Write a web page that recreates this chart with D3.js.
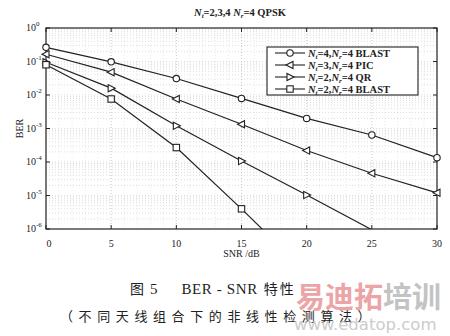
<!DOCTYPE html>
<html>
<head>
<meta charset="utf-8">
<script src="https://cdn.jsdelivr.net/npm/d3@7"></script>
<style>
  body { margin: 0; background: #fff; }
  svg { display: block; }
</style>
</head>
<body>
<script>
// data
var snr = [0, 5, 10, 15, 20, 25, 30];
var blast4 = [0.265, 0.098, 0.031, 0.0079, 0.002, 0.00064, 0.000135];
var pic3 = [0.165, 0.048, 0.0076, 0.00134, 0.00022, 0.000046, 0.000012];
var qr2 = [0.095, 0.016, 0.0012, 0.000107, 0.0000103, 0.00000095];
var blast2 = [0.08, 0.0076, 0.00027, 0.000004, 0.00000005];
var xTicks = [0, 5, 10, 15, 20, 25, 30];
var yExps = [0, -1, -2, -3, -4, -5, -6];
var legendLabels = [["4", "4 BLAST"], ["3", "4 PIC"], ["2", "4 QR"], ["2", "4 BLAST"]];

var W = 450, H = 336;
var margin = {top: 28, right: 13, bottom: 107, left: 46};
var width = W - margin.left - margin.right,
    height = H - margin.top - margin.bottom;

var svg = d3.select("body").append("svg")
    .attr("width", W).attr("height", H)
    .style("font-family", "'Liberation Serif', 'DejaVu Serif', serif");

var x = d3.scaleLinear().domain([0, 30]).range([margin.left, margin.left + width]);
var y = d3.scaleLog().domain([1e-6, 1]).range([margin.top + height, margin.top]);

// grid: dotted
var grid = svg.append("g").attr("stroke", "#999").attr("stroke-width", 0.6)
    .attr("stroke-dasharray", "1,2");
for (var s = 1; s < 30; s++) {
    grid.append("line").attr("x1", x(s)).attr("x2", x(s))
        .attr("y1", y(1)).attr("y2", y(1e-6))
        .attr("stroke-opacity", s % 5 == 0 ? 0.9 : 0.35);
}
y.ticks().forEach(function(t) {
    if (t <= 1e-6 || t >= 1) return;
    grid.append("line").attr("x1", x(0)).attr("x2", x(30))
        .attr("y1", y(t)).attr("y2", y(t))
        .attr("stroke-opacity", 0.55);
});

// frame
svg.append("rect").attr("x", x(0)).attr("y", y(1))
    .attr("width", width).attr("height", height)
    .attr("fill", "none").attr("stroke", "#222").attr("stroke-width", 1.2);

// inward ticks
var tk = svg.append("g").attr("stroke", "#222").attr("stroke-width", 1);
xTicks.forEach(function(t) {
    tk.append("line").attr("x1", x(t)).attr("x2", x(t)).attr("y1", y(1e-6)).attr("y2", y(1e-6) - 4);
    tk.append("line").attr("x1", x(t)).attr("x2", x(t)).attr("y1", y(1)).attr("y2", y(1) + 4);
});
yExps.forEach(function(e) {
    var v = Math.pow(10, e);
    tk.append("line").attr("x1", x(0)).attr("x2", x(0) + 4).attr("y1", y(v)).attr("y2", y(v));
    tk.append("line").attr("x1", x(30)).attr("x2", x(30) - 4).attr("y1", y(v)).attr("y2", y(v));
});

// tick labels
svg.append("g").selectAll("text").data(xTicks).enter().append("text")
    .attr("x", d => x(d) + (d == 0 ? 3 : 0)).attr("y", y(1e-6) + 18)
    .attr("text-anchor", "middle").attr("font-size", 10).attr("fill", "#222")
    .text(d => d);

var yl = svg.append("g").selectAll("text").data(yExps).enter().append("text")
    .attr("x", 26).attr("y", d => y(Math.pow(10, d)) + 3)
    .attr("font-size", 10).attr("fill", "#222");
yl.append("tspan").text("10");
yl.append("tspan").attr("dy", -5).attr("font-size", 7).text(d => d);

// axis titles
svg.append("text").attr("x", x(15)).attr("y", 257).attr("text-anchor", "middle")
    .attr("font-size", 10).attr("fill", "#222").text("SNR /dB");
svg.append("text").attr("transform", "translate(23," + y(1e-3) + ") rotate(-90)")
    .attr("text-anchor", "middle").attr("font-size", 10).attr("fill", "#222").text("BER");

// title
var title = svg.append("text").attr("x", 240).attr("y", 16).attr("text-anchor", "middle")
    .attr("font-size", 10.5).attr("font-weight", "bold").attr("fill", "#222");
title.append("tspan").attr("font-style", "italic").text("N");
title.append("tspan").attr("font-size", 7).attr("dy", 2).attr("font-style", "italic").text("t");
title.append("tspan").attr("dy", -2).text("=2,3,4 ");
title.append("tspan").attr("font-style", "italic").text("N");
title.append("tspan").attr("font-size", 7).attr("dy", 2).attr("font-style", "italic").text("r");
title.append("tspan").attr("dy", -2).text("=4 QPSK");

// series
var series = [
    {vals: blast4, mark: "circle"},
    {vals: pic3, mark: "left"},
    {vals: qr2, mark: "right"},
    {vals: blast2, mark: "square"}
];

svg.append("clipPath").attr("id", "clip").append("rect")
    .attr("x", x(0) - 6).attr("y", y(1)).attr("width", width + 12).attr("height", height);

var line = d3.line().x((d, i) => x(snr[i])).y(d => y(d));
var plot = svg.append("g").attr("clip-path", "url(#clip)");

function drawMark(g, type, cx, cy) {
    if (type == "circle") {
        g.append("circle").attr("cx", cx).attr("cy", cy).attr("r", 3.2);
    } else if (type == "square") {
        g.append("rect").attr("x", cx - 3.2).attr("y", cy - 3.2).attr("width", 6.4).attr("height", 6.4);
    } else if (type == "left") {
        g.append("path").attr("d", "M" + (cx - 4) + "," + cy + "L" + (cx + 3) + "," + (cy - 3.6) + "L" + (cx + 3) + "," + (cy + 3.6) + "Z");
    } else {
        g.append("path").attr("d", "M" + (cx + 4) + "," + cy + "L" + (cx - 3) + "," + (cy - 3.6) + "L" + (cx - 3) + "," + (cy + 3.6) + "Z");
    }
}

series.forEach(function(s) {
    plot.append("path").datum(s.vals).attr("d", line)
        .attr("fill", "none").attr("stroke", "#222").attr("stroke-width", 1.2);
    var mg = plot.append("g").attr("fill", "#fff").attr("stroke", "#222").attr("stroke-width", 1.1);
    s.vals.forEach(function(v, i) {
        if (v >= 1e-6) drawMark(mg, s.mark, x(snr[i]), y(v));
    });
});

// legend
var lg = svg.append("g");
lg.append("rect").attr("x", 267).attr("y", 47).attr("width", 151).attr("height", 48)
    .attr("fill", "#fff").attr("stroke", "#222").attr("stroke-width", 1.1);
series.forEach(function(s, i) {
    var ly = 53 + i * 12;
    lg.append("line").attr("x1", 275).attr("x2", 305).attr("y1", ly).attr("y2", ly)
        .attr("stroke", "#222").attr("stroke-width", 1.1);
    var mg = lg.append("g").attr("fill", "#fff").attr("stroke", "#222").attr("stroke-width", 1.1);
    drawMark(mg, s.mark, 290, ly);
    var t = lg.append("text").attr("x", 308).attr("y", ly + 4)
        .attr("font-size", 10.5).attr("font-weight", "bold").attr("fill", "#222");
    t.append("tspan").attr("font-style", "italic").text("N");
    t.append("tspan").attr("font-size", 7).attr("dy", 2).attr("font-style", "italic").text("t");
    t.append("tspan").attr("dy", -2).text("=" + legendLabels[i][0] + ",");
    t.append("tspan").attr("font-style", "italic").text("N");
    t.append("tspan").attr("font-size", 7).attr("dy", 2).attr("font-style", "italic").text("r");
    t.append("tspan").attr("dy", -2).text("=" + legendLabels[i][1]);
});

// caption
var cap = svg.append("text").attr("x", 130).attr("y", 294).attr("font-size", 15).attr("fill", "#222");
cap.append("tspan").attr("font-family", "'Noto Sans CJK SC'").attr("font-size", 14).text("图");
cap.append("tspan").attr("dx", 6).text("5");
cap.append("tspan").attr("dx", 24).attr("letter-spacing", 0.6).text("BER - SNR");
cap.append("tspan").attr("dx", 6).attr("font-family", "'Noto Sans CJK SC'").attr("font-size", 14)
    .attr("letter-spacing", 2).text("特性");

svg.append("text").attr("x", 60).attr("y", 321).attr("font-size", 13)
    .attr("font-family", "'Noto Sans CJK SC'").attr("letter-spacing", 5.6).attr("fill", "#222")
    .text("（不同天线组合下的非线性检测算法）");

// watermark
var wm = svg.append("text").attr("x", 296).attr("y", 308).attr("font-size", 29)
    .attr("font-weight", "bold").attr("font-family", "'Noto Sans CJK SC'").attr("opacity", 0.75);
wm.append("tspan").attr("fill", "#e8868a").text("易迪拓");
wm.append("tspan").attr("fill", "#b0b0b0").text("培训");
svg.append("text").attr("x", 294).attr("y", 330).attr("font-size", 16.5)
    .attr("font-family", "'DejaVu Sans', sans-serif").attr("fill", "#c0c0c0").attr("opacity", 0.8)
    .text("www.edatop.com");
</script>
</body>
</html>
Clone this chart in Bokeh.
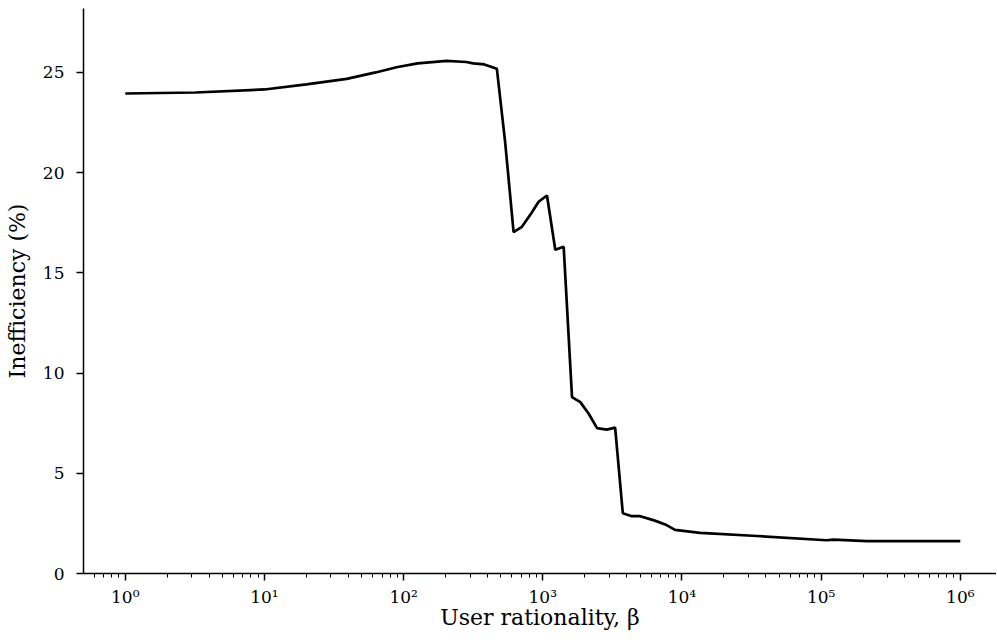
from bokeh.plotting import figure
from bokeh.models import Range1d, FixedTicker, CustomJSTickFormatter
from bokeh.embed import file_html
from bokeh.resources import INLINE

# Data
beta = [1, 3.2, 10, 20, 39, 63, 89, 126, 204, 282, 316, 380, 468, 537, 617,
        708, 832, 933, 1072, 1230, 1413, 1622, 1862, 2138, 2455, 2884, 3311,
        3758, 4365, 5012, 6310, 7586, 8913, 13490, 34670, 109650, 123030,
        213800, 1000000]
inefficiency = [23.95, 24.0, 24.15, 24.4, 24.68, 25.0, 25.26, 25.45, 25.58,
                25.52, 25.45, 25.4, 25.18, 21.5, 17.03, 17.3, 18.0, 18.55,
                18.86, 16.15, 16.3, 8.8, 8.55, 7.97, 7.25, 7.18, 7.28, 3.01,
                2.86, 2.86, 2.65, 2.45, 2.18, 2.03, 1.87, 1.66, 1.69, 1.62,
                1.62]

x_major = [1, 10, 100, 1000, 10000, 100000, 1000000]
y_major = [0, 5, 10, 15, 20, 25]

FONT = "DejaVu Serif"

p = figure(
    x_axis_type="log",
    frame_width=913, frame_height=565,
    min_border_left=83, min_border_right=0, min_border_top=8, min_border_bottom=40,
    output_backend="svg", toolbar_location=None,
    x_range=Range1d(0.5012, 1.82e6), y_range=Range1d(0, 28.19),
    background_fill_color="white", border_fill_color="white",
)
p.outline_line_color = None
p.grid.visible = False

p.line(beta, inefficiency, line_color="black", line_width=2.7)

minor = []
for d in range(-1, 7):
    for k in range(2, 10):
        v = k * 10 ** d
        if 0.5012 < v < 1.82e6:
            minor.append(v)

xa = p.xaxis[0]
xa.ticker = FixedTicker(ticks=x_major, minor_ticks=minor)
xa.formatter = CustomJSTickFormatter(code="""
const sup = {'0':'\u2070','1':'\u00b9','2':'\u00b2','3':'\u00b3','4':'\u2074',
             '5':'\u2075','6':'\u2076','7':'\u2077','8':'\u2078','9':'\u2079','-':'\u207b'};
const e = Math.round(Math.log10(tick));
return '10' + String(e).split('').map(c => sup[c]).join('');
""")
xa.axis_label = "User rationality, β"

ya = p.yaxis[0]
ya.ticker = FixedTicker(ticks=y_major, minor_ticks=[])
ya.axis_label = "Inefficiency (%)"

for ax in (xa, ya):
    ax.axis_line_width = 1.5
    ax.axis_line_color = "black"
    ax.major_tick_line_width = 1.5
    ax.major_tick_line_color = "black"
    ax.minor_tick_line_width = 1
    ax.minor_tick_line_color = "black"
    ax.major_tick_in = 0
    ax.major_tick_out = 7
    ax.minor_tick_in = 0
    ax.minor_tick_out = 4
    ax.major_label_text_font = FONT
    ax.major_label_text_font_size = "17px"
    ax.major_label_text_color = "black"
    ax.axis_label_text_font = FONT
    ax.axis_label_text_font_size = "22px"
    ax.axis_label_text_font_style = "normal"
    ax.axis_label_text_color = "black"

xa.major_label_standoff = 6
xa.axis_label_standoff = -5
ya.major_label_standoff = 12
ya.axis_label_standoff = 10

open("out.html", "w").write(file_html(p, INLINE))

- Work to do: Return every line above that contains the word "chart".

- Result for this exercise:
Write a web page that recreates this chart with D3.js.
Clone this chart in Bokeh.

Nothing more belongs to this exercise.